▶ [Given data]:

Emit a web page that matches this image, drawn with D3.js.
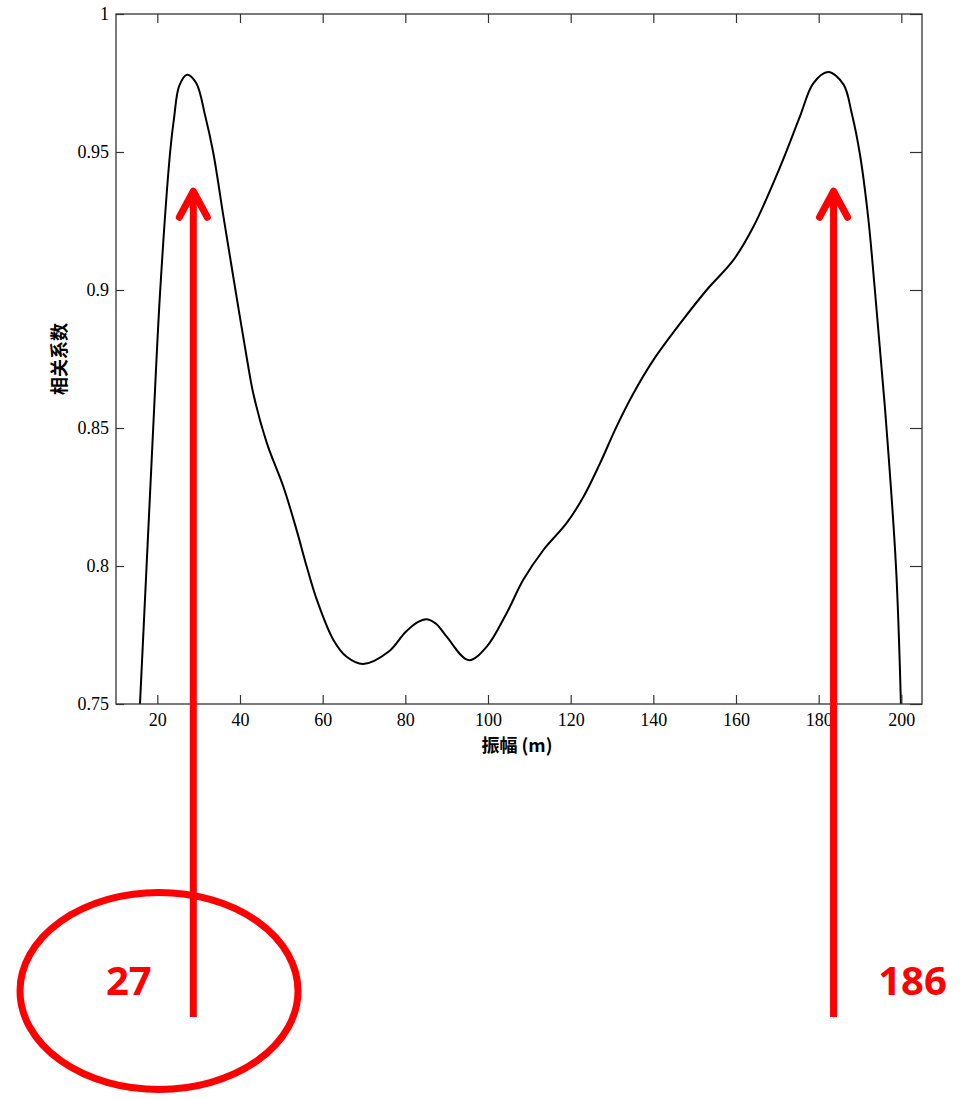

==

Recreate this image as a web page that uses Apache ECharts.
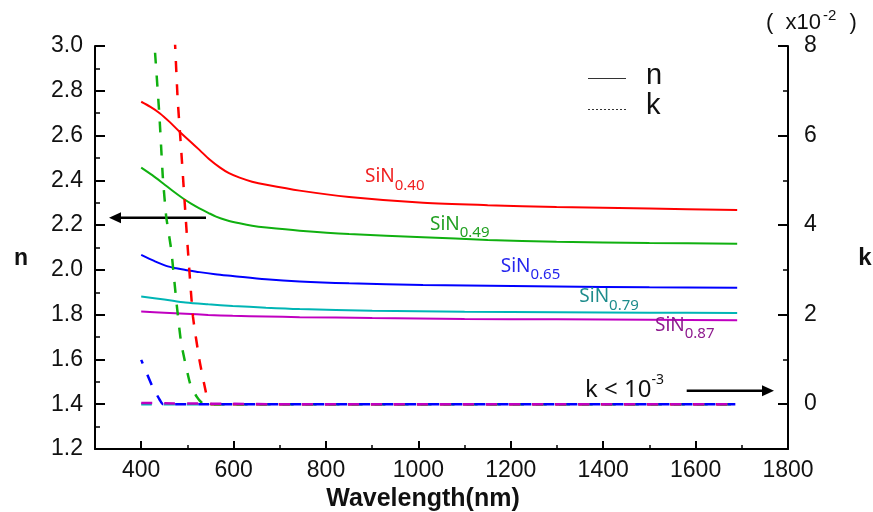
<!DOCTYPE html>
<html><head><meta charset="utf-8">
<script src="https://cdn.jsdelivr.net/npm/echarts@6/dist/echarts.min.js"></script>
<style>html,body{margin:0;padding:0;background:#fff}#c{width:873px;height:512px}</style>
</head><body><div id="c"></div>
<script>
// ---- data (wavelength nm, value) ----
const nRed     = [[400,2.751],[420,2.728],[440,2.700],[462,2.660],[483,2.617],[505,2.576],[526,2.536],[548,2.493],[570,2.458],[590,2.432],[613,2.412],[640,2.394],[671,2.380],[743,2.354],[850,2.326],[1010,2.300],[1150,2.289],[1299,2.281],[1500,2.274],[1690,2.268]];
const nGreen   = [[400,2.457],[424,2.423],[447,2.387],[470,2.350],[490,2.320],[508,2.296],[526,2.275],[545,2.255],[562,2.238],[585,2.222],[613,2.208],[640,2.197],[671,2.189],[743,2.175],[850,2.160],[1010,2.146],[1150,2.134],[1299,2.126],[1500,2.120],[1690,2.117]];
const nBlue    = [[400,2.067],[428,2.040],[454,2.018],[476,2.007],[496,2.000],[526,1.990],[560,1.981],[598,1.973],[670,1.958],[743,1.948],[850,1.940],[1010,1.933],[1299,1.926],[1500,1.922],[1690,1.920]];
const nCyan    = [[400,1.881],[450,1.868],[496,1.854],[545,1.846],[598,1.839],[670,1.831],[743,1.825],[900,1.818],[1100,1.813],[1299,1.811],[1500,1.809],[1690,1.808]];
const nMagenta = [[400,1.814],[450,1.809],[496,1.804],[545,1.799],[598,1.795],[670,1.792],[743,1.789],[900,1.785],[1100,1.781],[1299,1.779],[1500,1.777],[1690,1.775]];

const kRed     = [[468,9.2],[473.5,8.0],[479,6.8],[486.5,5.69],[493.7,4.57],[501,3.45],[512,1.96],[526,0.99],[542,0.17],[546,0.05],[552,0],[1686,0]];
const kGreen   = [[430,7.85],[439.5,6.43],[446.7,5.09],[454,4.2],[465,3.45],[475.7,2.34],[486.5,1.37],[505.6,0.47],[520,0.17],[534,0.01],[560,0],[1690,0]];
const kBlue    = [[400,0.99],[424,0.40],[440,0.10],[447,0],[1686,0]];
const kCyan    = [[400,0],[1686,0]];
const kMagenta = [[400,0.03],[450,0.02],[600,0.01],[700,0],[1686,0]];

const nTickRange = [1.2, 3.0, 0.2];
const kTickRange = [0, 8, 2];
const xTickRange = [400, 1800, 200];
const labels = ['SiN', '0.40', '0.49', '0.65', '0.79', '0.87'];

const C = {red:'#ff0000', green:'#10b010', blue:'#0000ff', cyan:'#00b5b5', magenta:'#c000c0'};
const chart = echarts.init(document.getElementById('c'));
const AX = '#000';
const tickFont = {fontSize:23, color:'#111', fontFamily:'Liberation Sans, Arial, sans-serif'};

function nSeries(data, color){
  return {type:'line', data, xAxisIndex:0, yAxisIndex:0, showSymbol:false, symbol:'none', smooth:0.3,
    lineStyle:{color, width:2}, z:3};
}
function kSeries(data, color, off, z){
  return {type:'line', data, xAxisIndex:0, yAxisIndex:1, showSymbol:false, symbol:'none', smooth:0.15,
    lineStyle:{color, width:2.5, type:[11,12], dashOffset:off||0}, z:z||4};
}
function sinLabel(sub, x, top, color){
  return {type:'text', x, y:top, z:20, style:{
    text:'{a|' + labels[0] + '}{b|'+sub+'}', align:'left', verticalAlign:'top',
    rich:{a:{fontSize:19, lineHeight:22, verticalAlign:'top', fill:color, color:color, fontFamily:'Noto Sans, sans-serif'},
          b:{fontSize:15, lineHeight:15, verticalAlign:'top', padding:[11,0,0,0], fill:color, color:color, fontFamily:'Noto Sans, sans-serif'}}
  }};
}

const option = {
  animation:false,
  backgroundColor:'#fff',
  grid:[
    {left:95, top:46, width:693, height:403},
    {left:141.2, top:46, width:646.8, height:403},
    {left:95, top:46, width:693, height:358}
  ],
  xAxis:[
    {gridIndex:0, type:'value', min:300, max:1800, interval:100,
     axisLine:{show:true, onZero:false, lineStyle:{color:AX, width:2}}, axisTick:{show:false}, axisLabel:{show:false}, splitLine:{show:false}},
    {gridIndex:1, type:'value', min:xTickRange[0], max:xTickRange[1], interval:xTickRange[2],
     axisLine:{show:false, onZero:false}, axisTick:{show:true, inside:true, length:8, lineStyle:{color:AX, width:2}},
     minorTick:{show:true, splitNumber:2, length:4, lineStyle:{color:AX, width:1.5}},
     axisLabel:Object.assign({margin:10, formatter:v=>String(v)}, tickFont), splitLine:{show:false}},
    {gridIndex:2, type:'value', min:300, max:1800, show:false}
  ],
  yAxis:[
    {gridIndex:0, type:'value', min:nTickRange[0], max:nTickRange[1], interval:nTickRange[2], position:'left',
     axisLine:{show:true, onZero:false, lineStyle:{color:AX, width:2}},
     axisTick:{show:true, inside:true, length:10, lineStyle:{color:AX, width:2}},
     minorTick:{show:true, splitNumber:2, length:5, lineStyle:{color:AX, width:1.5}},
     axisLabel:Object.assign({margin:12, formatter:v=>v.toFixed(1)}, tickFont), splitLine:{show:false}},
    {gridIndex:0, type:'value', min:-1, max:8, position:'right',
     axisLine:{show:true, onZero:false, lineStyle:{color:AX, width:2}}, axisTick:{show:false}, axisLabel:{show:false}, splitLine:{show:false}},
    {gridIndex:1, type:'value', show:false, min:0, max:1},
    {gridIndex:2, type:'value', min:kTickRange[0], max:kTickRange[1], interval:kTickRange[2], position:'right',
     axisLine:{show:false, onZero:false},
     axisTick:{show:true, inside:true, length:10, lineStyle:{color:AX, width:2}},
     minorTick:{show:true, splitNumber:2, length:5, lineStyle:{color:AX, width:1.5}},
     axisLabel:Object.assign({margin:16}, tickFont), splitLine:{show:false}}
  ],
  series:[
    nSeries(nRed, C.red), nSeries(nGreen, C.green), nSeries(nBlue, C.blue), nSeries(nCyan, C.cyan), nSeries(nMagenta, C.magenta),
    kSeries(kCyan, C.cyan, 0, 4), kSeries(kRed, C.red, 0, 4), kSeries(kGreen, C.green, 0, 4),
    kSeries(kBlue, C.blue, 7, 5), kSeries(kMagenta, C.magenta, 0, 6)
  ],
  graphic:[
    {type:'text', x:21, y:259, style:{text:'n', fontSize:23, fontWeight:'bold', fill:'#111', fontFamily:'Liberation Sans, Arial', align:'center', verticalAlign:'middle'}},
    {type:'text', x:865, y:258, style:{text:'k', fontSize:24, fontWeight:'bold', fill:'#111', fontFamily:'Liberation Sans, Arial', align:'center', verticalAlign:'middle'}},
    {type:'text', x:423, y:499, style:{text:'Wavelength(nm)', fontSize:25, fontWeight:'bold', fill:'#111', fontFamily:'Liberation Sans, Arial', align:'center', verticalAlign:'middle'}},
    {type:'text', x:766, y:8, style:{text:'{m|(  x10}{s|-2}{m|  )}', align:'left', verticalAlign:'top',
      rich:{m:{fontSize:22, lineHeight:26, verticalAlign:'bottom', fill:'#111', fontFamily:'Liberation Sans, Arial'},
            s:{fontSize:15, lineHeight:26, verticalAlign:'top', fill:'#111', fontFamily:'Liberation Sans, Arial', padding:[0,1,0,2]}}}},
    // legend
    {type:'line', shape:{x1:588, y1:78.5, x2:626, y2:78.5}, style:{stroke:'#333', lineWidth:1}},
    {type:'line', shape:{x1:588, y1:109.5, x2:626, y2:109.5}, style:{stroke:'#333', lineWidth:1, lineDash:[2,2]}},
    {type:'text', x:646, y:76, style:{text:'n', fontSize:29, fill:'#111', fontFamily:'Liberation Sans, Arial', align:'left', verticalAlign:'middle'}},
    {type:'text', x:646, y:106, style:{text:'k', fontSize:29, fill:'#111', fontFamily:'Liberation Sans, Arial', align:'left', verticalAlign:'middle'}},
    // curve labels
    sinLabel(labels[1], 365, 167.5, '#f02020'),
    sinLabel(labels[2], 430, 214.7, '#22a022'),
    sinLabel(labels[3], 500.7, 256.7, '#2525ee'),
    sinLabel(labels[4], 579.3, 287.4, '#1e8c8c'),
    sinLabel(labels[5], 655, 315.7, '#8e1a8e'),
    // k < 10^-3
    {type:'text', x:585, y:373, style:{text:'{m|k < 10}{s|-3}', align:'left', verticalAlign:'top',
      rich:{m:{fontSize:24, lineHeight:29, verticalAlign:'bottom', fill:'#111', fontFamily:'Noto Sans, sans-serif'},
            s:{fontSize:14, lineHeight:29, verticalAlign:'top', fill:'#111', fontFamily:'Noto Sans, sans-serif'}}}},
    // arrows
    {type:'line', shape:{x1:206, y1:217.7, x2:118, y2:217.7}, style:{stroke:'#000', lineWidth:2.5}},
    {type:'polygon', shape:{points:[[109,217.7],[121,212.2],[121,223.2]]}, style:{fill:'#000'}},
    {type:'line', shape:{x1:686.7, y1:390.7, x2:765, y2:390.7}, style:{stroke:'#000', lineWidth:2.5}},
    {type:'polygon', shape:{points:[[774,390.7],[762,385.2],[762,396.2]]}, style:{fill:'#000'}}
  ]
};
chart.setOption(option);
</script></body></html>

...

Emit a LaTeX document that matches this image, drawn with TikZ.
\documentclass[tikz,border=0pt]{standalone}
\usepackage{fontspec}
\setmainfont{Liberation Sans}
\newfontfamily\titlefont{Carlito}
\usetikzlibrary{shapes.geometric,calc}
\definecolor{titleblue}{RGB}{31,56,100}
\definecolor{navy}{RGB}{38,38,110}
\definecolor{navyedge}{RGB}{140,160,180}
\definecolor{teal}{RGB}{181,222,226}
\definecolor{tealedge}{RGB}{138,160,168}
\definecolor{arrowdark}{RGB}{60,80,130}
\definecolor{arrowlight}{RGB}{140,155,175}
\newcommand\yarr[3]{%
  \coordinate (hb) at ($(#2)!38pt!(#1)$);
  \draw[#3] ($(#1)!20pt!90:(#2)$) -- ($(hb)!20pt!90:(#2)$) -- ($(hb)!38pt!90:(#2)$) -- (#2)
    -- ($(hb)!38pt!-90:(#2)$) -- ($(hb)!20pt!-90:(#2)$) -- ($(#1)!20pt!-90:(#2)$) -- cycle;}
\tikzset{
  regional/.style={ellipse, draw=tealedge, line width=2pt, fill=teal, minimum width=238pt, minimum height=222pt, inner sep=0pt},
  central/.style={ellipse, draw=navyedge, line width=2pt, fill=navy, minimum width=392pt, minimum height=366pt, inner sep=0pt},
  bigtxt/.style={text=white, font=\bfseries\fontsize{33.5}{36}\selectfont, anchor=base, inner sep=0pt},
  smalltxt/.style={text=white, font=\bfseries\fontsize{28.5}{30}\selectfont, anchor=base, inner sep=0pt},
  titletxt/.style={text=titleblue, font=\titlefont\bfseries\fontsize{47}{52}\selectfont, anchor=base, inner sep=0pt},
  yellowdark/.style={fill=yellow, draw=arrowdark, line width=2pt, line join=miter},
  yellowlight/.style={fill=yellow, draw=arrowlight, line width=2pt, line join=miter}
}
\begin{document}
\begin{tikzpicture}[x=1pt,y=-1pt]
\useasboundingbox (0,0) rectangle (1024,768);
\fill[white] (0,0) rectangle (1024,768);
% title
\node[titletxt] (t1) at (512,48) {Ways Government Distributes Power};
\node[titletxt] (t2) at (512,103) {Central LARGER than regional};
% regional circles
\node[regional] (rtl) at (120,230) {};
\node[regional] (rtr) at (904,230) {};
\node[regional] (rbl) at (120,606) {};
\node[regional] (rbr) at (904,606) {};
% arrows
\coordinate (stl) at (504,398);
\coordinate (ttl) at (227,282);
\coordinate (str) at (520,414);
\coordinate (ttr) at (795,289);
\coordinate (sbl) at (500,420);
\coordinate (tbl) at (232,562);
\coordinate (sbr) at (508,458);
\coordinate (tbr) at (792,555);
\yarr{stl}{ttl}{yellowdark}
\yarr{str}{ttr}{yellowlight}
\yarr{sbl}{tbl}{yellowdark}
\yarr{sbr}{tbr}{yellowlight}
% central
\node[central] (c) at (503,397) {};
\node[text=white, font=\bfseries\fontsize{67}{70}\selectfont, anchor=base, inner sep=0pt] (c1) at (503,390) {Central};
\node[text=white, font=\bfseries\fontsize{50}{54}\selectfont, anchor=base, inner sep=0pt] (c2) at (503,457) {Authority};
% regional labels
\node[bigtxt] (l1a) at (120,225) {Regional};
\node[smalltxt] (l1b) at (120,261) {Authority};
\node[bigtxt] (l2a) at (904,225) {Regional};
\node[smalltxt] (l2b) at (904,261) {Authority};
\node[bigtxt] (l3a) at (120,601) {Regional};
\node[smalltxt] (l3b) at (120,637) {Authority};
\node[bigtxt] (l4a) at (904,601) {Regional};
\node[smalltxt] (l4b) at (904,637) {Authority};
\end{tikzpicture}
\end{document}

▶ [Stated task]:
Note how many lines in the listing above hold the string "this", then give only that figure.

▶ [Complete answer]:
3